Using datacollator for multi-task training

Hey everyone,
Actually, I am trying to accommodate multiple subtasks including STS-b and NER into a multi-task model, however am unable to issue the tokens from the conll dataset into the DataCollator. Can anyone help me with this? The code snippet is shown below.

class NLPDataCollator(DefaultDataCollator):
    """
    Extending the existing DataCollator to work with NLP dataset batches
    """
    def collate_batch(self, features: List[Union[InputDataClass, Dict]]) -> Dict[str, torch.Tensor]:
        first = features[0]
        if isinstance(first, dict):
          # NLP data sets current works presents features as lists of dictionary
          # (one per example), so we  will adapt the collate_batch logic for that
          if "labels" in first and first["labels"] is not None:
              if first["labels"].dtype == torch.int64:
                  labels = torch.tensor([f["labels"] for f in features], dtype=torch.long)
              else:
                  labels = torch.tensor([f["labels"] for f in features], dtype=torch.float)
              batch = {"labels": labels}
          for k, v in first.items():
              if k != "labels" and v is not None and not isinstance(v, str):
                  batch[k] = torch.stack([f[k] for f in features])
          return batch
        else:
          # otherwise, revert to using the default collate_batch
          return DefaultDataCollator().collate_batch(features)

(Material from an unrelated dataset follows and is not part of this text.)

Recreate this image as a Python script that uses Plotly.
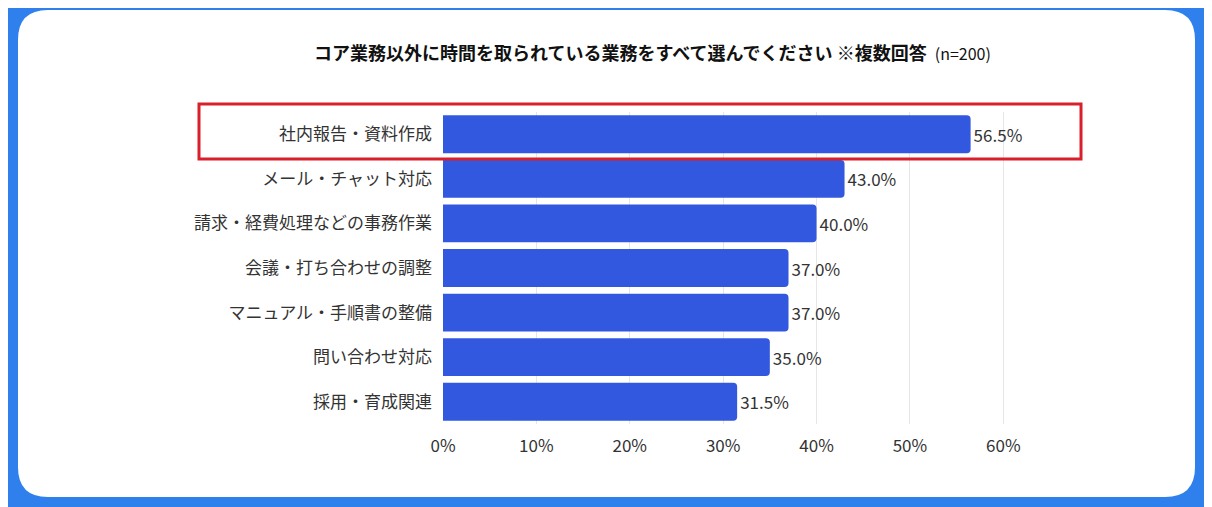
import plotly.graph_objects as go

categories = ["社内報告・資料作成", "メール・チャット対応", "請求・経費処理などの事務作業",
              "会議・打ち合わせの調整", "マニュアル・手順書の整備", "問い合わせ対応", "採用・育成関連"]
values = [56.5, 43.0, 40.0, 37.0, 37.0, 35.0, 31.5]
tick_vals = [0, 10, 20, 30, 40, 50, 60]
tick_text = ["0%", "10%", "20%", "30%", "40%", "50%", "60%"]

W, H = 1212, 507
OFF = 8
L, R, T, B = 443 - OFF, 134 + OFF, 112 - OFF, 83 + OFF
pw, ph = W - L - R, H - T - B
def px(x): return (x - OFF - L) / pw
def py(y): return 1 - (y - OFF - T) / ph

FONT = "Noto Sans CJK JP"
fig = go.Figure(go.Bar(
    y=categories, x=values, orientation="h",
    marker=dict(color="#3358e0", line=dict(width=0), cornerradius=4),
    text=[f"{v:.1f}%" for v in values], textposition="outside",
    textfont=dict(size=17, color="#333333", family=FONT),
    width=0.85, cliponaxis=False,
))

def rrect(x0, y0, x1, y1, r):
    return (f"M {px(x0+r)} {py(y0)} L {px(x1-r)} {py(y0)} Q {px(x1)} {py(y0)} {px(x1)} {py(y0+r)} "
            f"L {px(x1)} {py(y1-r)} Q {px(x1)} {py(y1)} {px(x1-r)} {py(y1)} "
            f"L {px(x0+r)} {py(y1)} Q {px(x0)} {py(y1)} {px(x0)} {py(y1-r)} "
            f"L {px(x0)} {py(y0+r)} Q {px(x0)} {py(y0)} {px(x0+r)} {py(y0)} Z")

fig.update_layout(
    width=W, height=H, margin=dict(l=L, r=R, t=T, b=B, pad=10),
    paper_bgcolor="#2f80ed", plot_bgcolor="rgba(0,0,0,0)",
    font=dict(family=FONT, color="#333333"),
    showlegend=False,
    xaxis=dict(range=[0, 68], tickvals=tick_vals, ticktext=tick_text,
               tickfont=dict(size=17, color="#333333"), showgrid=True,
               gridcolor="#e6e6e6", zeroline=False, showline=False, ticks=""),
    yaxis=dict(autorange="reversed", tickfont=dict(size=17, color="#333333"),
               showgrid=False, ticks="", showline=False),
    shapes=[
        dict(type="path", xref="paper", yref="paper", path=rrect(18, 10, 1195, 497, 30),
             fillcolor="white", line=dict(width=0), layer="below"),
        dict(type="rect", xref="paper", yref="paper", x0=px(199), x1=px(1081),
             y0=py(104), y1=py(159), line=dict(color="#d9202a", width=3), layer="above"),
    ],
    annotations=[dict(xref="paper", yref="paper", x=px(652), y=py(52), xanchor="center", yanchor="middle",
                      showarrow=False,
                      text="<b>コア業務以外に時間を取られている業務をすべて選んでください ※複数回答</b>  <span style='font-size:16px'>(n=200)</span>",
                      font=dict(size=18, color="#111111", family=FONT))],
)
fig.write_html("out.html")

This error is displayed when I am trying to accommodate the NER dataset specifically entities extracted in the fashion show here

It looks like you’re trying to use a very old API for data collators, which was deprecated in v3 and removed in v4. DefaultDataCollator() has not collate_batch method, you call it directly on the features you want to batch, and you should implement the __call__ method in your custom data collator.